The mere act of submitting a certified Financial Disclosure Form can be a hurdle to engaging in the inability-to-pay assessment under these Guidelines. Certifying that a company’s financials are correct – including past financial audits – can be an inherently risky proposition. This is particularly true when the claim to be settled relates to improper recordkeeping or expenses that were not properly accounted for when the financial statements were prepared.

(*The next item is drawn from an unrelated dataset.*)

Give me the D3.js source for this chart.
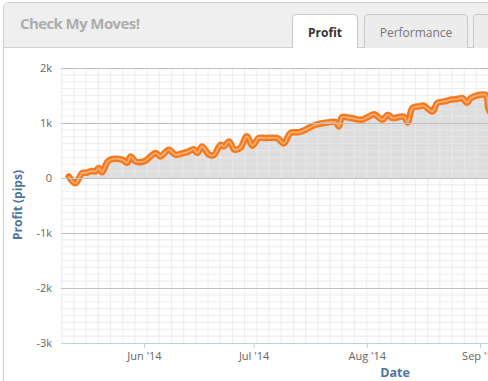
<!DOCTYPE html>
<html><head><meta charset="utf-8">
<script src="https://cdn.jsdelivr.net/npm/d3@7"></script>
<style>
html,body{margin:0;padding:0;background:#fff;overflow:hidden;}
svg{display:block;font-family:"Open Sans",sans-serif;}
</style></head>
<body>
<svg id="c" width="488" height="381"></svg>
<script>
// ---- data ----
const title = "Check My Moves!";
const tabs = ["Profit", "Performance"];
// trade times, in days relative to 1 Jun 2014
const dayOffsets = [-20.6,-18.8,-16.9,-15.7,-14.2,-13.3,-12.4,-11.5,-10.0,-8.8,-6.0,-4.6,-3.7,-2.3,0.0,3.2,4.5,6.8,8.6,10.9,12.3,13.6,14.6,15.9,17.8,19.1,21.0,21.9,23.3,24.8,26.4,28.2,29.7,31.4,33.3,36.5,38.3,40.1,42.4,44.2,47.0,50.2,52.5,53.4,54.2,56.6,59.6,61.6,63.0,65.3,66.8,68.0,71.2,72.2,73.5,75.3,76.6,79.0,80.3,82.6,84.0,85.8,87.2,88.4,89.5,91.7,93.6,94.4,95.5];
const profit = [29,-95,91,96,129,120,182,105,296,342,333,278,393,302,302,455,393,515,424,455,484,524,455,575,424,415,605,575,665,515,551,760,587,727,727,724,629,818,833,878,969,1011,1015,938,1105,1091,1060,1120,1160,1060,1151,1091,1115,1011,1273,1302,1315,1211,1364,1396,1424,1436,1455,1369,1455,1509,1509,1242,1150];
const yTicks = [-3000,-2000,-1000,0,1000,2000];
const xTickMonths = ["2014-06-01","2014-07-01","2014-08-01","2014-09-01"];
const yTitle = "Profit (pips)";
const xTitle = "Date";

const svg = d3.select("#c");
const base = Date.UTC(2014,5,1);
const DAY = 864e5;
const pts = dayOffsets.map((d,i)=>({t:new Date(base + d*DAY), v:profit[i]}));

// ---- panel chrome ----
svg.append("path")
  .attr("d","M3.5,381 L3.5,8 Q3.5,2.5 9,2.5 L488,2.5")
  .attr("fill","none").attr("stroke","#cfcfcf");
svg.append("path")
  .attr("d","M4,381 L4,8 Q4,3 9,3 L488,3 L488,47 L4,47 Z")
  .attr("fill","#efefef");
svg.append("line").attr("x1",4).attr("x2",488).attr("y1",47.5).attr("y2",47.5).attr("stroke","#cfcfcf");
svg.append("text").attr("x",20).attr("y",29).text(title)
  .attr("font-size",15).attr("font-weight","bold").attr("fill","#adadad").attr("letter-spacing","-0.6");

const tabG = svg.append("g");
function tab(x,w,active,label){
  const g = tabG.append("g");
  g.append("path")
   .attr("d",`M${x+0.5},48 L${x+0.5},18 Q${x+0.5},14.5 ${x+4},14.5 L${x+w-4},14.5 Q${x+w-0.5},14.5 ${x+w-0.5},18 L${x+w-0.5},48`)
   .attr("fill",active?"#ffffff":"#ececec").attr("stroke","#c8c8c8");
  if(active) g.append("rect").attr("x",x+1).attr("y",46).attr("width",w-2).attr("height",3).attr("fill","#fff");
  if(label) g.append("text").attr("x",x+w/2).attr("y",37).attr("text-anchor","middle")
    .attr("font-size",12).attr("font-weight",active?"bold":"normal").attr("fill",active?"#333":"#777").text(label);
}
tab(292,66,true,tabs[0]);
tab(364,104,false,tabs[1]);
tab(473,40,false,"");

// ---- scales ----
const plotL = 61, plotR = 530, plotT = 68, plotB = 343;
const x = d3.scaleUtc().domain([new Date(base), new Date(Date.UTC(2014,8,1))]).range([144,480]);
x.domain([x.invert(plotL), x.invert(plotR)]).range([plotL, plotR]);
const y = d3.scaleLinear().domain([-3000,2000]).range([plotB, plotT]);

const curve = d3.curveCatmullRom.alpha(0.5);
const plot = svg.append("g");
// area fill to zero
plot.append("path").datum(pts)
  .attr("d", d3.area().x(d=>x(d.t)).y0(y(0)).y1(d=>y(d.v)).curve(curve))
  .attr("fill","#d8d8d8").attr("fill-opacity",0.85);

// minor grid
const x0 = x.domain()[0].getTime();
const minorX = d3.range(0,45).map(i=>new Date(x0 + i*3.34*DAY)).filter(d=>x(d)<=plotR);
plot.append("g").selectAll("line").data(minorX).join("line")
  .attr("x1",d=>x(d)+0.7).attr("x2",d=>x(d)+0.7).attr("y1",plotT).attr("y2",plotB)
  .attr("stroke","#e8e8e8").attr("stroke-width",1.2).attr("stroke-opacity",0.7);
const minorY = d3.range(-3000,2001,125).filter(v=>v%1000!==0);
plot.append("g").selectAll("line").data(minorY).join("line")
  .attr("x1",plotL).attr("x2",plotR).attr("y1",d=>y(d)).attr("y2",d=>y(d))
  .attr("stroke","#e8e8e8").attr("stroke-width",1.2).attr("stroke-opacity",0.7);

// major y grid + labels
const yAxis = d3.axisLeft(y).tickValues(yTicks).tickSize(-(plotR-plotL)).tickPadding(9)
  .tickFormat(v=> v===0 ? "0" : (v/1000)+"k");
const yg = svg.append("g").attr("transform",`translate(${plotL},0)`).call(yAxis);
yg.select(".domain").remove();
yg.selectAll(".tick line").attr("stroke","#c0c0c0").attr("shape-rendering","crispEdges");
yg.selectAll(".tick text").attr("font-size",11).attr("fill","#666").attr("font-family","Open Sans, sans-serif");

// x axis
const xAxis = d3.axisBottom(x).tickValues(xTickMonths.map(s=>new Date(s+"T00:00:00Z")))
  .tickSize(5).tickPadding(4).tickFormat(d3.utcFormat("%b '%y"));
const xg = svg.append("g").attr("transform",`translate(0,${plotB})`).call(xAxis);
xg.select(".domain").attr("d",`M${plotL},0.5H${plotR}`).attr("stroke","#c0d0e0");
xg.selectAll(".tick line").attr("stroke","#c0d0e0");
xg.selectAll(".tick text").attr("font-size",11).attr("fill","#666").attr("font-family","Open Sans, sans-serif");

// line
const lineGen = d3.line().x(d=>x(d.t)).y(d=>y(d.v)).curve(curve);
plot.append("path").datum(pts).attr("d",lineGen).attr("fill","none")
  .attr("stroke","#f4791f").attr("stroke-width",6.5).attr("stroke-linejoin","round").attr("stroke-linecap","round");
plot.append("path").datum(pts).attr("d",lineGen).attr("fill","none")
  .attr("stroke","#fbb27a").attr("stroke-width",1.6).attr("stroke-linejoin","round");

// titles
svg.append("text").attr("x",395).attr("y",377).attr("text-anchor","middle")
  .attr("font-size",12.5).attr("font-weight","bold").attr("fill","#4d759e").text(xTitle);
svg.append("text").attr("transform","translate(22,205) rotate(-90)").attr("text-anchor","middle")
  .attr("font-size",12).attr("font-weight","bold").attr("fill","#4d759e").text(yTitle);
</script>
</body></html>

While companies in such situations may be able to reduce the risk of potential criminal sanctions for making false representations to the Government by being upfront with their concerns and working with DOJ to establish a mutual understanding about caveats to the certification, each case is different and there may be instances in which the risk of disclosing or certifying corporate finances prohibit an entity’s engagement in the inability-to-pay assessment process.

Also, while providing a detailed description of the Civil Division’s analytical framework for evaluating inability-to-pay assertions, the Guidelines do not completely address when that analytical framework will apply. For example, while the Guidelines are published by the Civil Division, they reference only the civil section of the Justice Manual, leaving unanswered whether they will apply to plea discussions with the Civil Division’s Consumer Protection Branch or resolutions of civil actions involving only U.S. Attorney’s Offices.